Improving Ruby Performance, One Library at a Time

I've been looking at performance lately, and several threads are starting to come together for me:

Zed: The whole process is really just the scientific method. Since I have limited information from Ruby about performance I have to just test, evaluate, adjust, and repeat until the measurements improve. What really helps is using statistical tests to confirm that each change made a difference, or at least didn't hurt things. Without these tests I could make changes that seemed to improve things but actually made no difference.
Zed Shaw

Dave: I spend a lot more time thinking about the algorithms than anything else. I use gprof to find the bottlenecks in my code and try to rework the algorithm so that that part of the code gets called less. Then I may try and optimize the code but only in extreme cases. The other tools I really like for C development are gdb and valgrind. For those who don't know, valgrind is a debugging and profiling tool which is particularly good for finding memory related errors in C programs. I usually use it for debugging rather than profiling and I don't know how I lived without it. Unfortunately it doesn't play nice with Ruby as Ruby's garbage collector throws up a lot of red flags so I've had to overcome this by building a pretty large suppression file to get valgrind to ignore all of the Ruby errors. I still worry that I'm also suppressing errors that could be raised by Ferret but it seems to be doing a good job. Another tool I'm really starting to like is gcov which is great for checking test coverage as well as profiling.
Dave Balmain

zenspider: people get so myopically focused on using C to make things faster that they don't bother looking at their algorithms or data-structures. It is sad. Ruby may be slow for method dispatch, but bad code can be slow in ANY language. . . . C doesn't make ruby fast. Avoiding method dispatch makes ruby fast. You can do that using pure ruby quite a bit of the time by applying your noodle.
zenspider

John: What this really tells me is simple ... algorithms matter...
John Duimovich

Ruby isn't the fastest language on the block, but it's fast enough for me. Does that mean it's fast enough? Probably not. There are three main places that Ruby could be improved: in my code, in the libraries that I use, and in the Ruby core. John, zenspider, Dave, and Zed all have some good advice, but it all boils down to John's — algorithms matter, and where they're used matters too. I'm most able to change my own code, but the greatest effect comes from making changes at the most core code we can.

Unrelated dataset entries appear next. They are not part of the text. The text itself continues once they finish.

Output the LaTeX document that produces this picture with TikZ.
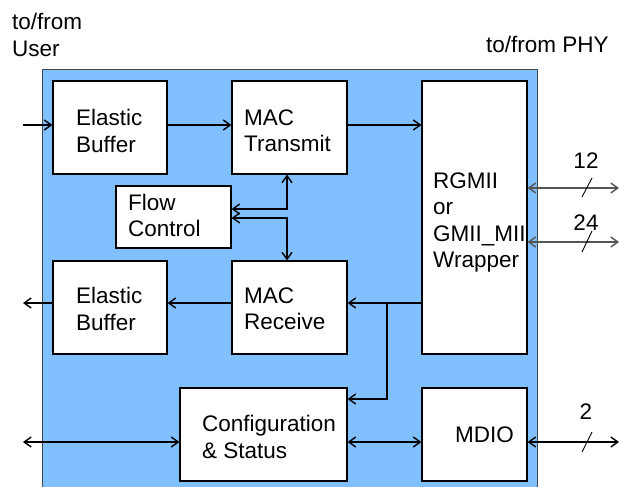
\documentclass[tikz,border=0pt]{standalone}
\usepackage{fontspec}
\setmainfont{Liberation Sans}
\usetikzlibrary{arrows.meta}
\definecolor{panelblue}{RGB}{128,192,255}
\definecolor{paneledge}{RGB}{70,70,70}
\definecolor{busgray}{RGB}{85,85,85}
\begin{document}
\begin{tikzpicture}[x=1pt,y=-1pt,
  font=\fontsize{22.5}{26.5}\selectfont,
  >={Straight Barb[length=7pt,width=10pt,line width=1.4pt]},
  block/.style={draw=black, line width=1.1pt, fill=white, inner sep=0pt},
  txt/.style={anchor=west, align=left, inner sep=0pt},
  num/.style={anchor=base, inner sep=0pt},
  wire/.style={line width=1.1pt, black},
  bus/.style={line width=1.1pt, busgray},
  slash/.style={line width=0.9pt, black}
]
\useasboundingbox (0,0) rectangle (619,487);

% core panel
\fill[panelblue] (42,70) rectangle (537,492);
\draw[paneledge, line width=1pt] (42,492) -- (42,70) -- (537,70) -- (537,492);

% outside labels
\node[txt] (userlbl) at (12,34.8) {to/from\\User};
\node[anchor=base west, inner sep=0pt] (phylbl) at (486,53) {to/from PHY};

% blocks
\node[block, minimum width=114, minimum height=93] (eb1) at (110,127.5) {};
\node[block, minimum width=115, minimum height=93] (mtx) at (289.5,127.5) {};
\node[block, minimum width=105, minimum height=273] (rg) at (474.5,217.5) {};
\node[block, minimum width=115, minimum height=62] (fc) at (173.5,217) {};
\node[block, minimum width=114, minimum height=93] (eb2) at (110,307.5) {};
\node[block, minimum width=115, minimum height=93] (mrx) at (289.5,307.5) {};
\node[block, minimum width=167, minimum height=93] (cfg) at (263.5,434.5) {};
\node[block, minimum width=105, minimum height=93] (mdio) at (474.5,434.5) {};

% block texts
\node[txt] (eb1t) at (76,131) {Elastic\\Buffer};
\node[txt] (mtxt) at (244,131) {MAC\\Transmit};
\node[txt] (fct) at (128,215.5) {Flow\\Control};
\node[txt] (rgt) at (433,222.7) {RGMII\\or\\GMII\_MII\\Wrapper};
\node[txt] (eb2t) at (76,309) {Elastic\\Buffer};
\node[txt] (mrxt) at (244,309) {MAC\\Receive};
\node[txt] (cfgt) at (202,437) {Configuration\\\& Status};
\node[anchor=base west, inner sep=0pt] (mdiot) at (455,442.5) {MDIO};

% free ends of external connectors
\coordinate (uin) at (23,125);
\coordinate (uout) at (23,303);
\coordinate (ucfg) at (23,442);
\coordinate (p12) at (619,188);
\coordinate (p24) at (619,242);
\coordinate (p2) at (619,442);
\coordinate (br) at (387,303);

% transmit path
\draw[wire,->] (uin) -- (uin -| eb1.west);
\draw[wire,->] (eb1.east |- uin) -- (mtx.west |- uin);
\draw[wire,->] (mtx.east |- uin) -- (rg.west |- uin);

% flow control links
\draw[wire,<->] ([yshift=8]fc.east) -| ([xshift=-2.5]mtx.south);
\draw[wire,<->] ([yshift=-1]fc.east) -| ([xshift=-2.5]mrx.north);

% receive path
\draw[wire,->] (rg.west |- br) -- (mrx.east |- br);
\draw[wire,->] (br) |- (cfg.east |- 0,399);
\draw[wire,->] (mrx.west |- br) -- (eb2.east |- br);
\draw[wire,->] (eb2.west |- br) -- (uout);

% configuration and management
\draw[wire,<->] (ucfg) -- (cfg.west |- ucfg);
\draw[wire,<->] (cfg.east |- ucfg) -- (mdio.west |- ucfg);
\draw[wire,<->] (mdio.east |- p2) -- (p2);

% PHY buses
\draw[bus,<->] (rg.east |- p12) -- (p12);
\draw[bus,<->] (rg.east |- p24) -- (p24);

% bus width marks
\draw[slash] (582,197) -- (592,178);
\draw[slash] (582,252) -- (592,231);
\draw[slash] (582,452) -- (592,432);
\node[num] (w12) at (586,168) {12};
\node[num] (w24) at (586,230) {24};
\node[num] (w2) at (586,419) {2};
\end{tikzpicture}
\end{document}
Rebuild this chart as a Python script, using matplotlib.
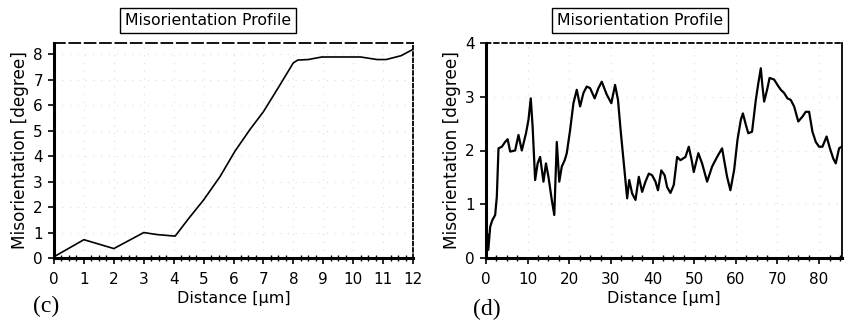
import matplotlib
matplotlib.use("Agg")
import matplotlib.pyplot as plt
from matplotlib.ticker import MultipleLocator

# ---- data (c) ----
c_dist = [0.0, 1.0, 2.0, 3.0, 3.45, 4.05, 4.5, 5.0, 5.55, 6.05, 6.55, 7.0, 7.5,
          8.0, 8.15, 8.5, 8.95, 10.25, 10.8, 11.1, 11.6, 12.0]
c_mis = [0.05, 0.72, 0.37, 1.0, 0.92, 0.86, 1.55, 2.28, 3.2, 4.2, 5.05, 5.75, 6.7,
         7.67, 7.78, 7.8, 7.9, 7.9, 7.8, 7.8, 7.95, 8.2]

# ---- data (d) ----
d_dist = [0.0, 0.3, 0.55, 1.0, 1.5, 2.2, 2.6, 3.0, 3.8, 4.6, 5.2, 5.8, 7.0, 7.8, 8.6,
          9.6, 10.2, 10.75, 11.2, 11.8, 12.4, 13.0, 13.8, 14.4, 15.0, 15.8, 16.4,
          17.0, 17.6, 18.2, 18.9, 19.4, 20.2, 21.0, 21.8, 22.6, 23.4, 24.2, 25.0,
          26.1, 27.0, 27.8, 29.0, 30.1, 31.0, 31.7, 32.4, 33.1, 33.9, 34.4, 35.1,
          35.9, 36.7, 37.5, 38.3, 39.1, 39.9, 40.7, 41.3, 42.1, 42.9, 43.5, 44.3,
          45.1, 45.9, 46.7, 47.9, 48.7, 49.4, 49.9, 51.0, 51.9, 53.1, 54.3, 55.5,
          56.7, 57.9, 58.7, 59.6, 60.4, 61.2, 61.7, 62.4, 63.0, 63.9, 64.8, 65.4,
          66.0, 66.4, 66.8, 67.6, 68.1, 69.2, 70.0, 70.8, 71.6, 72.4, 73.2, 74.0,
          75.0, 76.0, 76.8, 77.6, 78.4, 79.2, 80.0, 80.8, 81.8, 82.6, 83.4, 84.0,
          84.8, 85.4]
d_mis = [0.14, 0.45, 0.15, 0.58, 0.7, 0.8, 1.14, 2.04, 2.07, 2.16, 2.21, 1.98, 2.0,
         2.29, 2.0, 2.32, 2.57, 2.97, 2.44, 1.45, 1.76, 1.88, 1.42, 1.76, 1.51, 1.08,
         0.8, 2.16, 1.42, 1.7, 1.82, 1.95, 2.38, 2.88, 3.13, 2.82, 3.07, 3.19, 3.16,
         2.97, 3.16, 3.28, 3.04, 2.88, 3.22, 2.94, 2.32, 1.76, 1.11, 1.45, 1.2, 1.08,
         1.51, 1.23, 1.42, 1.57, 1.54, 1.42, 1.26, 1.63, 1.54, 1.32, 1.21, 1.36,
         1.88, 1.82, 1.88, 2.07, 1.82, 1.6, 1.95, 1.76, 1.42, 1.7, 1.88, 2.04, 1.51,
         1.26, 1.64, 2.2, 2.57, 2.69, 2.48, 2.32, 2.35, 2.94, 3.25, 3.53, 3.19, 2.91,
         3.16, 3.35, 3.32, 3.22, 3.13, 3.07, 2.97, 2.94, 2.82, 2.54, 2.63, 2.72,
         2.72, 2.35, 2.16, 2.07, 2.07, 2.26, 2.04, 1.85, 1.76, 2.04, 2.07]

title_text = "Misorientation Profile"
xlabel_text = "Distance [\u00b5m]"
ylabel_text = "Misorientation [degree]"

plt.rcParams['font.family'] = ['DejaVu Sans']
W, H = 846, 329
fig = plt.figure(figsize=(W / 100, H / 100), dpi=100)


def fx(px):
    return px / W


def fy(py):
    return 1 - py / H


def style_axes(ax, top_dash, right_dash):
    ax.spines['left'].set_linewidth(2.2)
    ax.spines['bottom'].set_linewidth(2.2)
    ax.spines['top'].set_linewidth(1.3)
    ax.spines['right'].set_linewidth(1.3)
    if top_dash is not None:
        ax.spines['top'].set_linestyle(top_dash)
    if right_dash is not None:
        ax.spines['right'].set_linestyle(right_dash)
    ax.tick_params(axis='both', which='major', direction='out', length=4,
                   width=1.2, labelsize=11, pad=4, top=False, right=False)
    ax.tick_params(axis='x', which='minor', direction='inout', length=4,
                   width=1.0, top=False)
    ax.tick_params(axis='x', which='major', pad=6)
    ax.grid(True, which='major', color='#dcdcdc', linestyle=(0, (1, 6)),
            linewidth=0.8)
    ax.set_xlabel(xlabel_text, fontsize=11.5, labelpad=3)
    ax.set_ylabel(ylabel_text, fontsize=12.2, labelpad=3)


# ---- panel (c) ----
ax1 = fig.add_axes([fx(54), fy(258), fx(413 - 54), (258 - 43) / H])
ax1.plot(c_dist, c_mis, color='black', linewidth=1.2)
ax1.set_xlim(0, 12)
ax1.set_ylim(0, 8.45)
ax1.xaxis.set_major_locator(MultipleLocator(1))
ax1.xaxis.set_minor_locator(MultipleLocator(0.25))
ax1.yaxis.set_major_locator(MultipleLocator(1))
style_axes(ax1, (0, (6, 2.5)), (0, (2, 1.5)))

# ---- panel (d) ----
ax2 = fig.add_axes([fx(486), fy(258), fx(842 - 486), (258 - 43) / H])
ax2.plot(d_dist, d_mis, color='black', linewidth=1.6)
ax2.set_xlim(0, 85.5)
ax2.set_ylim(0, 4)
ax2.xaxis.set_major_locator(MultipleLocator(10))
ax2.xaxis.set_minor_locator(MultipleLocator(2.5))
ax2.yaxis.set_major_locator(MultipleLocator(1))
style_axes(ax2, (0, (2.5, 2)), None)

# ---- titles in boxes ----
box = dict(boxstyle='square,pad=0.33', facecolor='white', edgecolor='black',
           linewidth=1.0)
fig.text(fx(208), fy(20.5), title_text, ha='center', va='center', fontsize=11.3,
         bbox=box)
fig.text(fx(640), fy(20.5), title_text, ha='center', va='center', fontsize=11.3,
         bbox=box)

# ---- panel letters ----
fig.text(fx(33), fy(306), "(c)", ha='left', va='center', fontsize=17,
         family='Liberation Serif')
fig.text(fx(473), fy(309), "(d)", ha='left', va='center', fontsize=17,
         family='Liberation Serif')

fig.savefig("out.png", dpi=100)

Have you looked at the performance of the libraries you rely on? Maybe you should. If you find ways they could be improved, contribute a patch, or (at least) talk to the implementor. Consider it a call to action. If every Ruby user just made one small improvement, think of the effect it would have on the language as a whole — sure, it costs a bit more, but it's worth it!

If you found this post helpful, you might want to look at my ruby-prof post collection.

2 comments:

Keith Fahlgren said...

So, here's a novice's question:

Can someone give a good example of refactoring code to reduce Ruby's method dispatching?

pate said...

Keith,
zenspider's blogpost did a great job.

http://blog.zenspider.com/archives/2006/09/recursive_functions_in_rubyinline.html

I'll let you go look at it yourself, but here are the (trimmed) results:

% ./fib.rb 10000 15
# of iterations = 10000
total real
fib-ruby 14.510000 14.628854
cfib 0.150000 0.147117
fib-cached 0.010000 0.012523

Not only does his caching fibonacci method beat the pants off of the straight Ruby implementation, it trounces the inlined C version as well.

There's probably room for another post or two here though.